30 January 2007

It Happened to Me

It was bound to happen at some point. As a PA (read: slave) on Mr. and Mrs. Smith during its hellish post-production phase, I figured it was certain to happen that I would have a run-in with the man himself. I just didn’t think that it would involve eye contact and, yes, an exchange of words.

I had been slaving away as a second assistant to one of the producers of the film, working directly under the first assistant, who was all too happy to wield power over me, the green college student working illegally for free. (After all, who would pass up an opportunity to possibly come in contact with a living god? Certainly not any breathing, heterosexual female.) It was getting down to the wire, though, looking less likely that I would actually have a brush with A List stardom. Until I heard the good news: we were doing re-shoots.

Re-shoots on a project like Mr. and Mrs. Smith involve a lot of stress, a lot of long hours, and, for me, a lot of running around. Being that I was still in college, I didn’t make it to all of them, but I made it to enough to solidify my desire to be in the film industry. The first day I was up extra-early in order to make the 7 AM call time. But the hour wasn’t on my mind. What was on my mind was looking my very best—on the off chance that the rumors weren’t true and Brad was, in fact, on the market. That first day I did have a brush with him at the craft service table. However, I was too immobilized by his beauty to make anything more than a guttural sound that was enough to send me slinking back to the production trailer for a significant portion of the day.

But the real experience, the real memory that is forever seared in my mind happened on the last day of re-shoots over a month later. After a rushed morning of shopping for “spoiled celebrities,” as my “boss” said, we raced through LA traffic to make it to the tightly-secured location where the final shoot was to take place. Our purchases included several bottles of mid-grade wine for the cast to celebrate the end of the affair. When the day was coming to a close, I ended up ordered to serve the wine.
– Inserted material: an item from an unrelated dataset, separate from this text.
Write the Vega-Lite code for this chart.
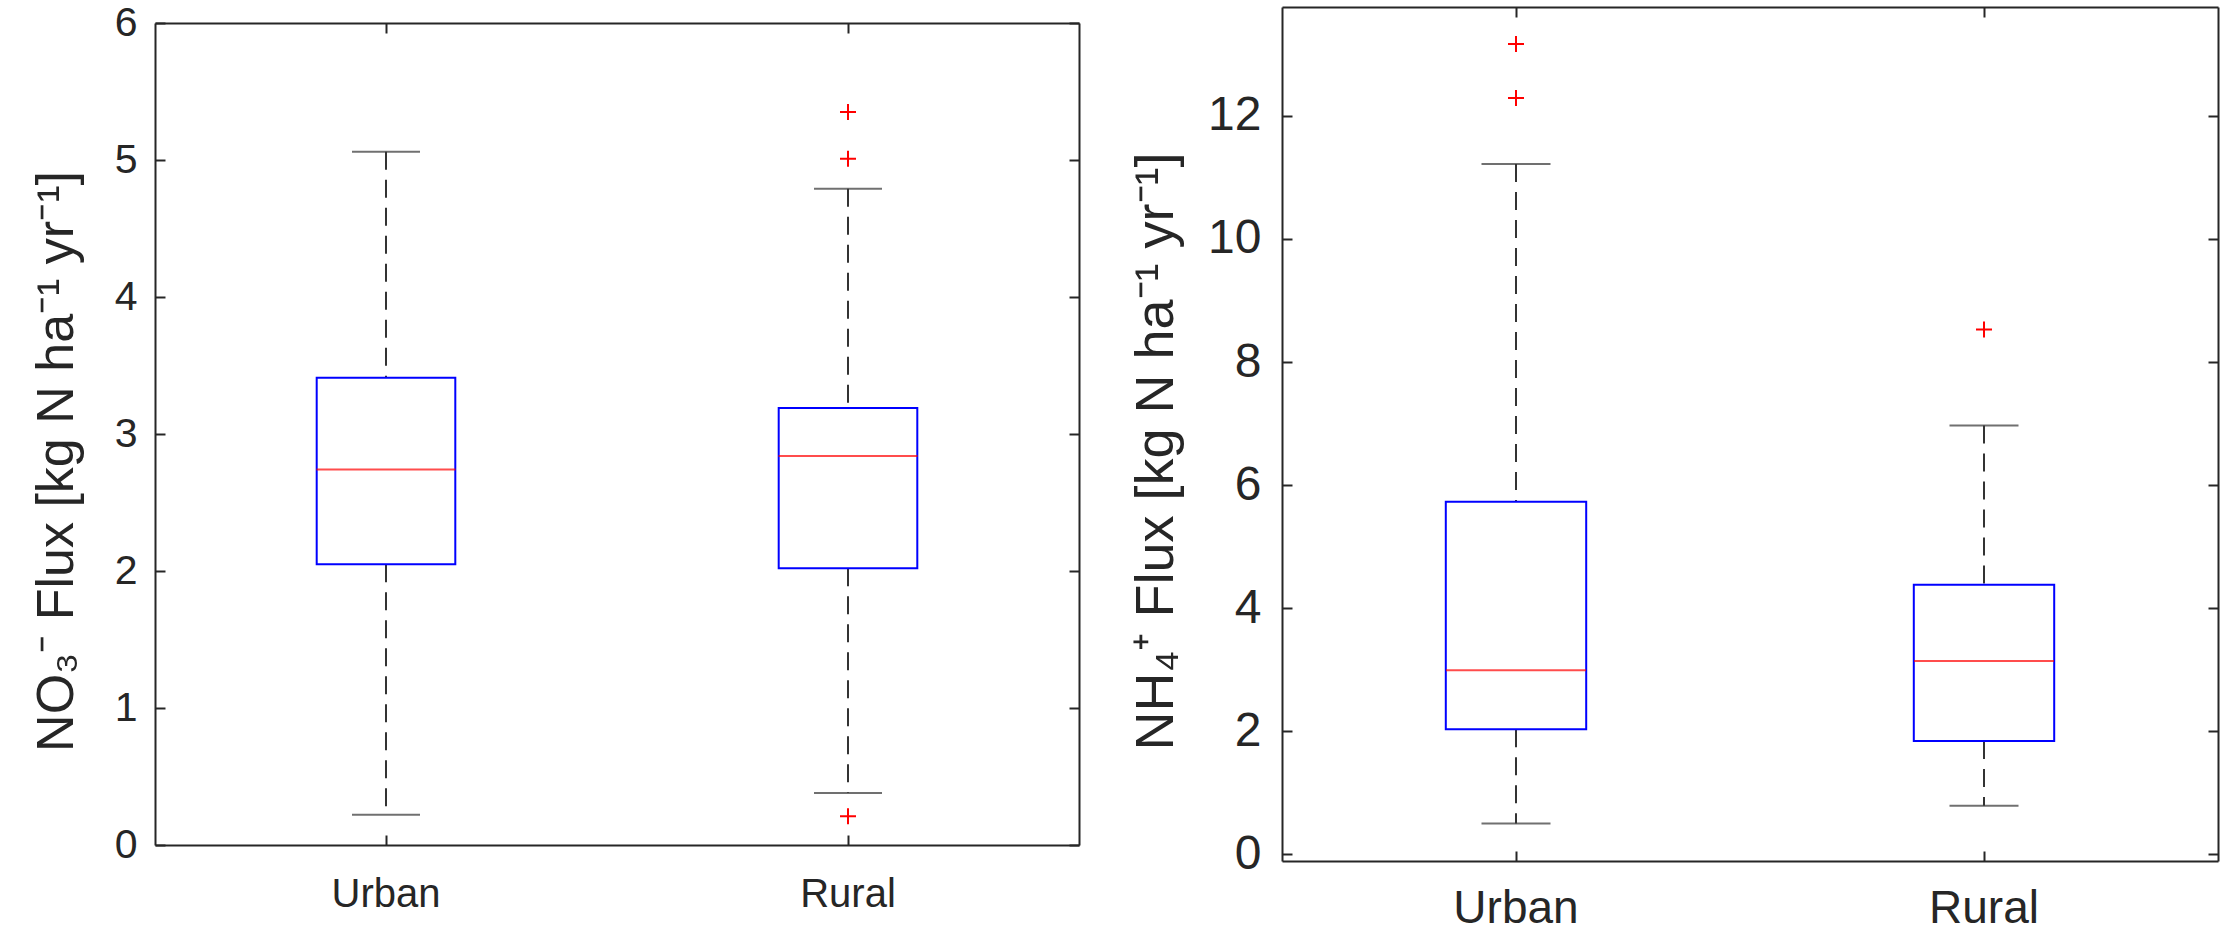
{
  "$schema": "https://vega.github.io/schema/vega-lite/v6.json",
  "background": "white",
  "padding": {"left": 29, "top": 2, "right": 5, "bottom": 0},
  "config": {
    "view": {"stroke": null},
    "font": "Liberation Sans",
    "axis": {
      "grid": false,
      "domainColor": "#262626",
      "domainWidth": 2,
      "tickColor": "#262626",
      "tickWidth": 2,
      "tickSize": -10,
      "labelColor": "#262626",
      "titleColor": "#262626",
      "labelFont": "Liberation Sans",
      "titleFont": "Liberation Sans",
      "titleFontWeight": "normal"
    }
  },
  "datasets": {
    "boxes": [
      {"panel": "NO3", "site": "Urban", "lower": 0.22, "q1": 2.05, "median": 2.74, "q3": 3.41, "upper": 5.06},
      {"panel": "NO3", "site": "Rural", "lower": 0.38, "q1": 2.02, "median": 2.84, "q3": 3.19, "upper": 4.79},
      {"panel": "NH4", "site": "Urban", "lower": 0.50, "q1": 2.03, "median": 2.99, "q3": 5.73, "upper": 11.22},
      {"panel": "NH4", "site": "Rural", "lower": 0.79, "q1": 1.84, "median": 3.14, "q3": 4.38, "upper": 6.97}
    ],
    "outliers": [
      {"panel": "NO3", "site": "Rural", "value": 5.35},
      {"panel": "NO3", "site": "Rural", "value": 5.01},
      {"panel": "NO3", "site": "Rural", "value": 0.21},
      {"panel": "NH4", "site": "Urban", "value": 13.17},
      {"panel": "NH4", "site": "Urban", "value": 12.29},
      {"panel": "NH4", "site": "Rural", "value": 8.53}
    ]
  },
  "spacing": 203,
  "bounds": "flush",
  "center": true,
  "hconcat": [
    {
      "width": 924,
      "height": 822,
      "data": {"name": "boxes"},
      "transform": [{"filter": "datum.panel === 'NO3'"}],
      "encoding": {
        "x": {"field": "site", "type": "nominal", "scale": {"type": "band", "domain": ["Urban", "Rural"], "paddingInner": 0, "paddingOuter": 0}, "axis": null}
      },
      "layer": [
        {
          "mark": {"type": "rule", "strokeDash": [18, 10], "color": "#333333", "strokeWidth": 2},
          "encoding": {
            "x": {"field": "site", "type": "nominal", "scale": {"type": "band", "domain": ["Urban", "Rural"], "paddingInner": 0, "paddingOuter": 0},
              "axis": {"orient": "bottom", "title": null, "labelAngle": 0, "labelFontSize": 40, "labelPadding": 39}},
            "y": {"field": "upper", "type": "quantitative", "scale": {"domain": [0, 6], "nice": false, "zero": false},
              "axis": {"orient": "left", "values": [0, 1, 2, 3, 4, 5, 6], "format": "d", "labelFontSize": 41, "labelPadding": 28,
                "title": "NO₃⁻ Flux [kg N ha⁻¹ yr⁻¹]", "titleFontSize": 52, "titleX": -99, "titleY": 438, "titleAngle": 270, "titleAlign": "center", "titleBaseline": "middle"}},
            "y2": {"field": "q3"}
          }
        },
        {
          "mark": {"type": "rule", "strokeDash": [18, 10], "color": "#333333", "strokeWidth": 2},
          "encoding": {
            "x": {"field": "site", "type": "nominal", "scale": {"type": "band", "domain": ["Urban", "Rural"], "paddingInner": 0, "paddingOuter": 0},
              "axis": {"orient": "top", "title": null, "labels": false}},
            "y": {"field": "q1", "type": "quantitative", "scale": {"domain": [0, 6], "nice": false, "zero": false},
              "axis": {"orient": "right", "values": [0, 1, 2, 3, 4, 5, 6], "labels": false, "title": null}},
            "y2": {"field": "lower"}
          }
        },
        {
          "mark": {"type": "tick", "size": 68, "thickness": 2, "color": "#333333"},
          "encoding": {"y": {"field": "upper", "type": "quantitative", "scale": {"domain": [0, 6], "nice": false, "zero": false}, "axis": null}}
        },
        {
          "mark": {"type": "tick", "size": 68, "thickness": 2, "color": "#333333"},
          "encoding": {"y": {"field": "lower", "type": "quantitative", "scale": {"domain": [0, 6], "nice": false, "zero": false}, "axis": null}}
        },
        {
          "mark": {"type": "bar", "filled": false, "color": "#0000ff", "strokeWidth": 2, "width": {"band": 0.3}},
          "encoding": {
            "y": {"field": "q1", "type": "quantitative", "scale": {"domain": [0, 6], "nice": false, "zero": false}, "axis": null},
            "y2": {"field": "q3"}
          }
        },
        {
          "mark": {"type": "tick", "size": 139, "thickness": 2, "color": "#ff0000"},
          "encoding": {"y": {"field": "median", "type": "quantitative", "scale": {"domain": [0, 6], "nice": false, "zero": false}, "axis": null}}
        },
        {
          "data": {"name": "outliers"},
          "transform": [{"filter": "datum.panel === 'NO3'"}],
          "mark": {"type": "point", "shape": "M-1,0H1M0,-1V1", "size": 256, "filled": false, "color": "#ff0000", "strokeWidth": 2, "opacity": 1},
          "encoding": {"y": {"field": "value", "type": "quantitative", "scale": {"domain": [0, 6], "nice": false, "zero": false}, "axis": null}}
        }
      ],
      "resolve": {"axis": {"x": "independent", "y": "independent"}}
    },
    {
      "width": 936,
      "height": 854,
      "data": {"name": "boxes"},
      "transform": [{"filter": "datum.panel === 'NH4'"}],
      "encoding": {
        "x": {"field": "site", "type": "nominal", "scale": {"type": "band", "domain": ["Urban", "Rural"], "paddingInner": 0, "paddingOuter": 0}, "axis": null}
      },
      "layer": [
        {
          "mark": {"type": "rule", "strokeDash": [18, 10], "color": "#333333", "strokeWidth": 2},
          "encoding": {
            "x": {"field": "site", "type": "nominal", "scale": {"type": "band", "domain": ["Urban", "Rural"], "paddingInner": 0, "paddingOuter": 0},
              "axis": {"orient": "bottom", "title": null, "labelAngle": 0, "labelFontSize": 46, "labelPadding": 35}},
            "y": {"field": "upper", "type": "quantitative", "scale": {"domain": [-0.11, 13.77], "nice": false, "zero": false},
              "axis": {"orient": "left", "values": [0, 2, 4, 6, 8, 10, 12], "format": "d", "labelFontSize": 48, "labelPadding": 31,
                "title": "NH₄⁺ Flux [kg N ha⁻¹ yr⁻¹]", "titleFontSize": 54, "titleX": -126, "titleY": 444, "titleAngle": 270, "titleAlign": "center", "titleBaseline": "middle"}},
            "y2": {"field": "q3"}
          }
        },
        {
          "mark": {"type": "rule", "strokeDash": [18, 10], "color": "#333333", "strokeWidth": 2},
          "encoding": {
            "x": {"field": "site", "type": "nominal", "scale": {"type": "band", "domain": ["Urban", "Rural"], "paddingInner": 0, "paddingOuter": 0},
              "axis": {"orient": "top", "title": null, "labels": false}},
            "y": {"field": "q1", "type": "quantitative", "scale": {"domain": [-0.11, 13.77], "nice": false, "zero": false},
              "axis": {"orient": "right", "values": [0, 2, 4, 6, 8, 10, 12], "labels": false, "title": null}},
            "y2": {"field": "lower"}
          }
        },
        {
          "mark": {"type": "tick", "size": 69, "thickness": 2, "color": "#333333"},
          "encoding": {"y": {"field": "upper", "type": "quantitative", "scale": {"domain": [-0.11, 13.77], "nice": false, "zero": false}, "axis": null}}
        },
        {
          "mark": {"type": "tick", "size": 69, "thickness": 2, "color": "#333333"},
          "encoding": {"y": {"field": "lower", "type": "quantitative", "scale": {"domain": [-0.11, 13.77], "nice": false, "zero": false}, "axis": null}}
        },
        {
          "mark": {"type": "bar", "filled": false, "color": "#0000ff", "strokeWidth": 2, "width": {"band": 0.3}},
          "encoding": {
            "y": {"field": "q1", "type": "quantitative", "scale": {"domain": [-0.11, 13.77], "nice": false, "zero": false}, "axis": null},
            "y2": {"field": "q3"}
          }
        },
        {
          "mark": {"type": "tick", "size": 140, "thickness": 2, "color": "#ff0000"},
          "encoding": {"y": {"field": "median", "type": "quantitative", "scale": {"domain": [-0.11, 13.77], "nice": false, "zero": false}, "axis": null}}
        },
        {
          "data": {"name": "outliers"},
          "transform": [{"filter": "datum.panel === 'NH4'"}],
          "mark": {"type": "point", "shape": "M-1,0H1M0,-1V1", "size": 256, "filled": false, "color": "#ff0000", "strokeWidth": 2, "opacity": 1},
          "encoding": {"y": {"field": "value", "type": "quantitative", "scale": {"domain": [-0.11, 13.77], "nice": false, "zero": false}, "axis": null}}
        }
      ],
      "resolve": {"axis": {"x": "independent", "y": "independent"}}
    }
  ]
}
I watched him like a hawk as he chatted and laughed with his co-stars and the crew (diplomatically, I noticed, avoiding “Angie”), my heart pounding so loudly I feared it would give away my amateur status in regards to being in the presence of such celebrity. He wound his way over to where I was standing, shaking wine glass in hand, waiting to serve. And then, he smiled—at me. Sending my heart straight to my nether regions and causing a lump in my throat so big I thought I would pass out.

“Red or white?” I squeaked, positive that I was giving myself away as a psychopathic fan.

“What are you, the wine girl?”

I giggled—I actually giggled—and said, face flushed, “I guess I am. What’ll it be?” I swallowed the lump and thought, “Be cool, Caroline, be cool.”

“I don’t know, what do you think goes better with a bike?” (He had ridden his motorcycle to set that day.)

“Um, red?”

“Red it is.”

And then with a wink and a smile, he turned away, and our encounter was over. But I will forever be able to say: I served wine to Brad Pitt.